At a meeting attended by circuit leaders and civil servants yesterday, Grayling said that he had tried to protect barristers in his plans for criminal legal aid reform - but threatened that if the bar did not co-operate, he would introduce price-competitive tendering (PCT) for Crown court work.
A note circulated by the South Eastern circuit following the meeting says that Grayling told those attending that he wants to maintain the independent bar and therefore did not include Crown court work in his plans to introduce PCT, or propose the introduction of one case one fee.
The note reports that he said: 'I have tried to protect the bar. I hope that the bar will not bite my hand off. I do not believe that these proposals will lead to the end of the independent bar. It is very important to maintain an independent bar. I will continue to give that message out.'
But he added: 'If the bar does not co-operate I may introduce PCT in the Crown court.'
According to the note, Grayling said that much of the legal aid savings would fall on solicitors, but he said £44m will need to come from the Crown court advocacy budget. He is reported to have said the Ministry of Justice will consider any alternative strategy to save the money needed, including looking at alternatives to PCT.
The note records that Grayling said that, after the current round of cuts, he will not look to the bar for further savings.
Grayling told the meeting that abandoning client choice was designed to help new entities, such as the bar, enter the market place.
He said he is keen to see chambers bid for contracts, and pledged to ensure that solicitors who owe 'a lot of money' to barristers or who act in an 'anti-competitive manner', would be ineligible to bid for contracts. Proposals for paying the same fees for short trials and guilty pleas were designed to help junior barristers who do a higher proportion of guilty plea work, he said.
Grayling offered to meet the circuit leaders again before the end of the PCT consultation on 4 June.

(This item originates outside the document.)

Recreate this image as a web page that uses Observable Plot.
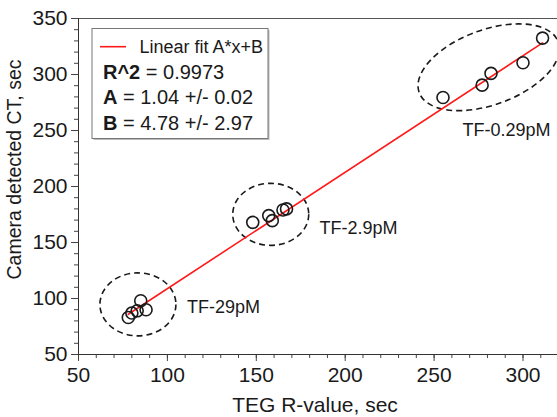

The note records that, after Grayling left, the circuit's leaders called attention to the bar's 'unprecedented' opposition to the proposals - and that 'unusually the anger has united the bar and the solicitors' profession'.
They said that the proposals would kill the independent criminal bar, threatening the rule of law. 'If we are right and these proposals kill the criminal bar, the position can never be reversed,' they said.
The note adds that once standards at the bar fall, the standard of the judiciary will drop as the bench relies on a strong legal profession to supply good judges.
Following the meeting, the note reports that the circuit leaders resolved to act in unison with criminal solicitors. To that end, the circuit leaders agreed to set up joint committees to liaise with solicitors and the Law Society, organise publicity and media engagement, and consider what actions the bar should take.